*Collected material*
——

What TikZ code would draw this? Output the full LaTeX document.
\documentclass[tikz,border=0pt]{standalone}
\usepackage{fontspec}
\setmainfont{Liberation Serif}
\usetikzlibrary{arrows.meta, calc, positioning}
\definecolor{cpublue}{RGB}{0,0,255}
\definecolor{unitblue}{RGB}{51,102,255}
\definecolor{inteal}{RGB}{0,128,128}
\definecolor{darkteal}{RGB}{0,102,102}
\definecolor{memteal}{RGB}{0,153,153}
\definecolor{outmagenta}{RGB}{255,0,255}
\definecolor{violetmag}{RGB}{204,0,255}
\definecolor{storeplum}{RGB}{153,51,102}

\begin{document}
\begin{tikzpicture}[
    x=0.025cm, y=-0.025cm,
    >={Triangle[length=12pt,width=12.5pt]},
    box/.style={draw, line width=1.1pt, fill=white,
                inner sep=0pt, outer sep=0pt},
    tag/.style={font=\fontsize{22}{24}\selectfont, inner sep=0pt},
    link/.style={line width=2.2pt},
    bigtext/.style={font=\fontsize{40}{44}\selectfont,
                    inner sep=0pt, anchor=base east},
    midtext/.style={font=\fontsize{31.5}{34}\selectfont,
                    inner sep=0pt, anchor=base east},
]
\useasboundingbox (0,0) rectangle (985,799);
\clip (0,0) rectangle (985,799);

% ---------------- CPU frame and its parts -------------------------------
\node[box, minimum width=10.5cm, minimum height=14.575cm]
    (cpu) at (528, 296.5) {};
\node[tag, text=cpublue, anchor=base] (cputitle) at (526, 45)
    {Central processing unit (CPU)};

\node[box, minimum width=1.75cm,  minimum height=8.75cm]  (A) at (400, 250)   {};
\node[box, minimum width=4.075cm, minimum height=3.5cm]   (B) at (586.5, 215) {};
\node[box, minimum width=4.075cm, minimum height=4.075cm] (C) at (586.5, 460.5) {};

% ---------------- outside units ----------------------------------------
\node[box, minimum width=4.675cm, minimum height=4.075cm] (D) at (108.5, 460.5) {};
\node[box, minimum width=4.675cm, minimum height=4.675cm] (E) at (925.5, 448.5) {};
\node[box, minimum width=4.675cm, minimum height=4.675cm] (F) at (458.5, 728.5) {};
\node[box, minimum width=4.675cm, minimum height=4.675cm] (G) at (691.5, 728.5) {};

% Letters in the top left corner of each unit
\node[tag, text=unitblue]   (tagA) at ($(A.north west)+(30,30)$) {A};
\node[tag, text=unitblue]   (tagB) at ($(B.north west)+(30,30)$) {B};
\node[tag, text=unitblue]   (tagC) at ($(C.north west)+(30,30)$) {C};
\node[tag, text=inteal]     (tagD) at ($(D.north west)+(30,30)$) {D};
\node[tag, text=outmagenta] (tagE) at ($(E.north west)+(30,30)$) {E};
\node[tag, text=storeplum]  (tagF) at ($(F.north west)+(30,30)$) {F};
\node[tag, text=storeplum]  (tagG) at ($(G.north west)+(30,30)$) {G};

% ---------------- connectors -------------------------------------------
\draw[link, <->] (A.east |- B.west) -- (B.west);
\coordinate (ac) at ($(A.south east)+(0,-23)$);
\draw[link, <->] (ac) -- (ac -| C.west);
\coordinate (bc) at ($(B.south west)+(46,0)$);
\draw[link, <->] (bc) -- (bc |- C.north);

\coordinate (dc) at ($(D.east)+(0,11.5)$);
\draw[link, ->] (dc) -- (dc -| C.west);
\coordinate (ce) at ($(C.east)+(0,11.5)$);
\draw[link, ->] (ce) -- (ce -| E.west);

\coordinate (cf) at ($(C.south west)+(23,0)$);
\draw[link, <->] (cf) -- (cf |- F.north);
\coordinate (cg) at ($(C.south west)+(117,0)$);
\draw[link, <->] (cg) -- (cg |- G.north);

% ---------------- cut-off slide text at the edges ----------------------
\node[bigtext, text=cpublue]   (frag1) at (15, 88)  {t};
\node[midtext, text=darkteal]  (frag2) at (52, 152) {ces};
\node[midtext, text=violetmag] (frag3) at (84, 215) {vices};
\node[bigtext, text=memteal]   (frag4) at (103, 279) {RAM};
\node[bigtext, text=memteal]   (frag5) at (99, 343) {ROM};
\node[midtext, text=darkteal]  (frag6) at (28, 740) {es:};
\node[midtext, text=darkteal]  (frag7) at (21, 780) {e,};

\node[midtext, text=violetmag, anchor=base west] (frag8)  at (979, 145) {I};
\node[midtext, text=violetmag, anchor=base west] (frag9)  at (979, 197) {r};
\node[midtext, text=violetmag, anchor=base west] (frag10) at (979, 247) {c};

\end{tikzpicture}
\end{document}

——

Write out the material from the first line to the last, exactly.

What TikZ code would draw this? Output the full LaTeX document.
\documentclass[tikz,border=0pt]{standalone}
\usepackage{fontspec}
\setmainfont{Liberation Serif}
\usetikzlibrary{arrows.meta, calc, positioning}
\definecolor{cpublue}{RGB}{0,0,255}
\definecolor{unitblue}{RGB}{51,102,255}
\definecolor{inteal}{RGB}{0,128,128}
\definecolor{darkteal}{RGB}{0,102,102}
\definecolor{memteal}{RGB}{0,153,153}
\definecolor{outmagenta}{RGB}{255,0,255}
\definecolor{violetmag}{RGB}{204,0,255}
\definecolor{storeplum}{RGB}{153,51,102}

\begin{document}
\begin{tikzpicture}[
    x=0.025cm, y=-0.025cm,
    >={Triangle[length=12pt,width=12.5pt]},
    box/.style={draw, line width=1.1pt, fill=white,
                inner sep=0pt, outer sep=0pt},
    tag/.style={font=\fontsize{22}{24}\selectfont, inner sep=0pt},
    link/.style={line width=2.2pt},
    bigtext/.style={font=\fontsize{40}{44}\selectfont,
                    inner sep=0pt, anchor=base east},
    midtext/.style={font=\fontsize{31.5}{34}\selectfont,
                    inner sep=0pt, anchor=base east},
]
\useasboundingbox (0,0) rectangle (985,799);
\clip (0,0) rectangle (985,799);

% ---------------- CPU frame and its parts -------------------------------
\node[box, minimum width=10.5cm, minimum height=14.575cm]
    (cpu) at (528, 296.5) {};
\node[tag, text=cpublue, anchor=base] (cputitle) at (526, 45)
    {Central processing unit (CPU)};

\node[box, minimum width=1.75cm,  minimum height=8.75cm]  (A) at (400, 250)   {};
\node[box, minimum width=4.075cm, minimum height=3.5cm]   (B) at (586.5, 215) {};
\node[box, minimum width=4.075cm, minimum height=4.075cm] (C) at (586.5, 460.5) {};

% ---------------- outside units ----------------------------------------
\node[box, minimum width=4.675cm, minimum height=4.075cm] (D) at (108.5, 460.5) {};
\node[box, minimum width=4.675cm, minimum height=4.675cm] (E) at (925.5, 448.5) {};
\node[box, minimum width=4.675cm, minimum height=4.675cm] (F) at (458.5, 728.5) {};
\node[box, minimum width=4.675cm, minimum height=4.675cm] (G) at (691.5, 728.5) {};

% Letters in the top left corner of each unit
\node[tag, text=unitblue]   (tagA) at ($(A.north west)+(30,30)$) {A};
\node[tag, text=unitblue]   (tagB) at ($(B.north west)+(30,30)$) {B};
\node[tag, text=unitblue]   (tagC) at ($(C.north west)+(30,30)$) {C};
\node[tag, text=inteal]     (tagD) at ($(D.north west)+(30,30)$) {D};
\node[tag, text=outmagenta] (tagE) at ($(E.north west)+(30,30)$) {E};
\node[tag, text=storeplum]  (tagF) at ($(F.north west)+(30,30)$) {F};
\node[tag, text=storeplum]  (tagG) at ($(G.north west)+(30,30)$) {G};

% ---------------- connectors -------------------------------------------
\draw[link, <->] (A.east |- B.west) -- (B.west);
\coordinate (ac) at ($(A.south east)+(0,-23)$);
\draw[link, <->] (ac) -- (ac -| C.west);
\coordinate (bc) at ($(B.south west)+(46,0)$);
\draw[link, <->] (bc) -- (bc |- C.north);

\coordinate (dc) at ($(D.east)+(0,11.5)$);
\draw[link, ->] (dc) -- (dc -| C.west);
\coordinate (ce) at ($(C.east)+(0,11.5)$);
\draw[link, ->] (ce) -- (ce -| E.west);

\coordinate (cf) at ($(C.south west)+(23,0)$);
\draw[link, <->] (cf) -- (cf |- F.north);
\coordinate (cg) at ($(C.south west)+(117,0)$);
\draw[link, <->] (cg) -- (cg |- G.north);

% ---------------- cut-off slide text at the edges ----------------------
\node[bigtext, text=cpublue]   (frag1) at (15, 88)  {t};
\node[midtext, text=darkteal]  (frag2) at (52, 152) {ces};
\node[midtext, text=violetmag] (frag3) at (84, 215) {vices};
\node[bigtext, text=memteal]   (frag4) at (103, 279) {RAM};
\node[bigtext, text=memteal]   (frag5) at (99, 343) {ROM};
\node[midtext, text=darkteal]  (frag6) at (28, 740) {es:};
\node[midtext, text=darkteal]  (frag7) at (21, 780) {e,};

\node[midtext, text=violetmag, anchor=base west] (frag8)  at (979, 145) {I};
\node[midtext, text=violetmag, anchor=base west] (frag9)  at (979, 197) {r};
\node[midtext, text=violetmag, anchor=base west] (frag10) at (979, 247) {c};

\end{tikzpicture}
\end{document}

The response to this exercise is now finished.